= Risk pool =

Insurance risk management sharing liability

A risk pool is a form of risk management that is mostly practiced by insurance companies, which come together to form a pool to provide protection to insurance companies against catastrophic risks such as floods or earthquakes. The term is also used to describe the pooling of similar risks within the concept of insurance. It is basically like multiple insurance companies coming together to form one. While risk pooling is necessary for insurance to work, not all risks can be effectively pooled in a voluntary insurance bracket unless there is a subsidy available to encourage participation.

== In supply chain management ==

Risk pooling is an important concept in supply chain management. Risk pooling suggests that demand variability is reduced if one aggregates demand across locations because as demand is aggregated across different locations, it becomes more likely that high demand from one customer will be offset by low demand from another. The reduction in variability allows a decrease in safety stock and therefore reduces average inventory.

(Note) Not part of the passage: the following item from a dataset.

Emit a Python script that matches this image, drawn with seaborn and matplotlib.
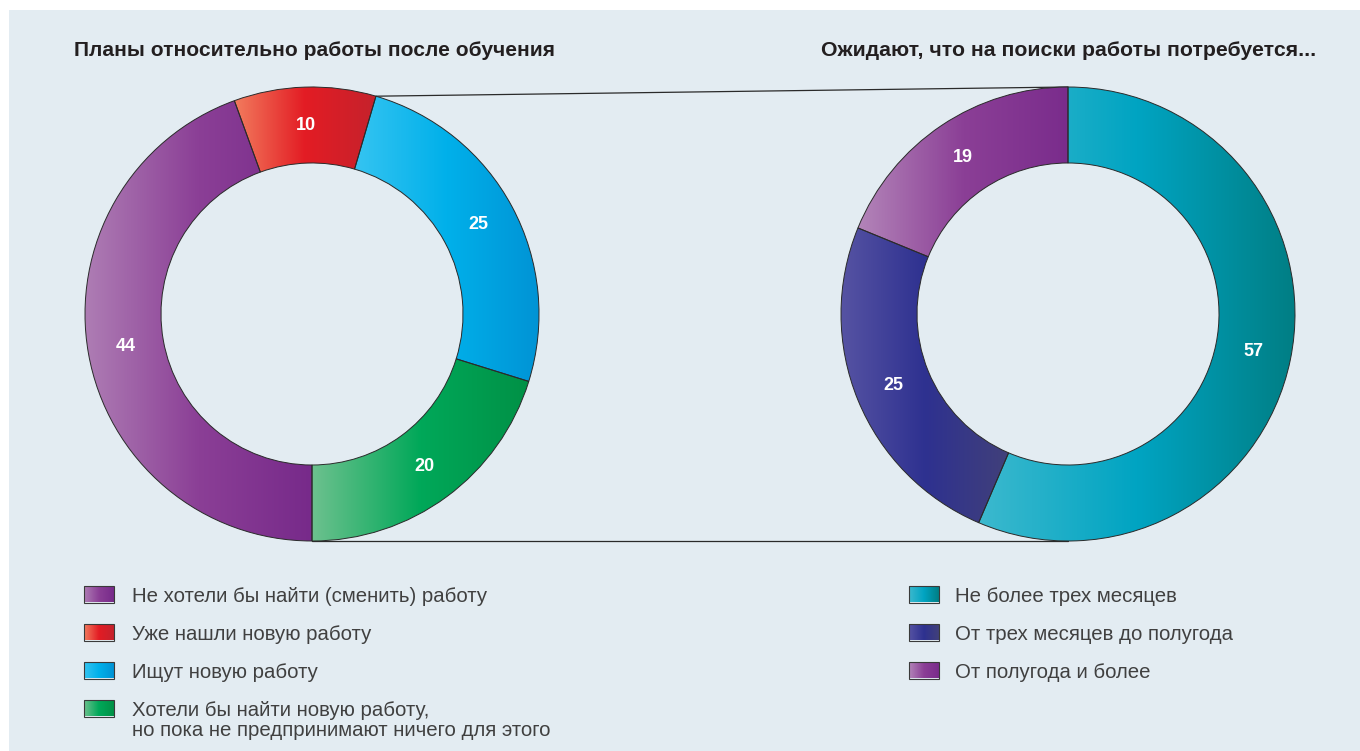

For example, in the centralized distribution system, the warehouse serves all customers, which leads to a reduction in variability measured by either the standard deviation or the coefficient of variation.

The three critical points to risk pooling are:
1. Centralized inventory saves safety stock and average inventory in the system.
2. When demands from markets are negatively correlated, the higher the coefficient of variation, the greater the benefit obtained from centralized systems; that is, the greater the benefit from risk pooling.
3. The benefits from risk pooling depend directly on relative market behavior. If two markets are competing when demand from both markets are more or less than the average demand, the demands from the market are said to be positively correlated. Thus, the benefits derived from risk pooling decreases as the correlation between demands from both markets becomes more positive.

== In government ==
An Intergovernmental risk pool (IRP) operates under the same general principle except that it is made up of public entities, such as government agencies, school districts, county governments and municipalities. They provide alternative risk financing and transfer mechanisms to their members through self-funding by particular types of risk being underwritten with contributions (premiums), with losses and expenses shared in agreed ratios. In other words, intergovernmental risk pools are a cooperative group of governmental entities joining together through written agreement to finance an exposure, liability, or risk. Although they are not considered insurance, pools extend nearly identical coverage through similar underwriting and claim activities, as well as provide other risk management services. Pools have many advantages over insurers for their members. Pools tend to protect their members from cyclic insurance rates, offer loss prevention services, offer savings (as they are non-profit organizations and do not lose funds through broker fees), and have focus and expertise in governmental entities that are often not found in insurers.

Intergovernmental risk pools may include authorities, joint power authorities, associations, agencies, trusts, risk management funds, and other risk pools.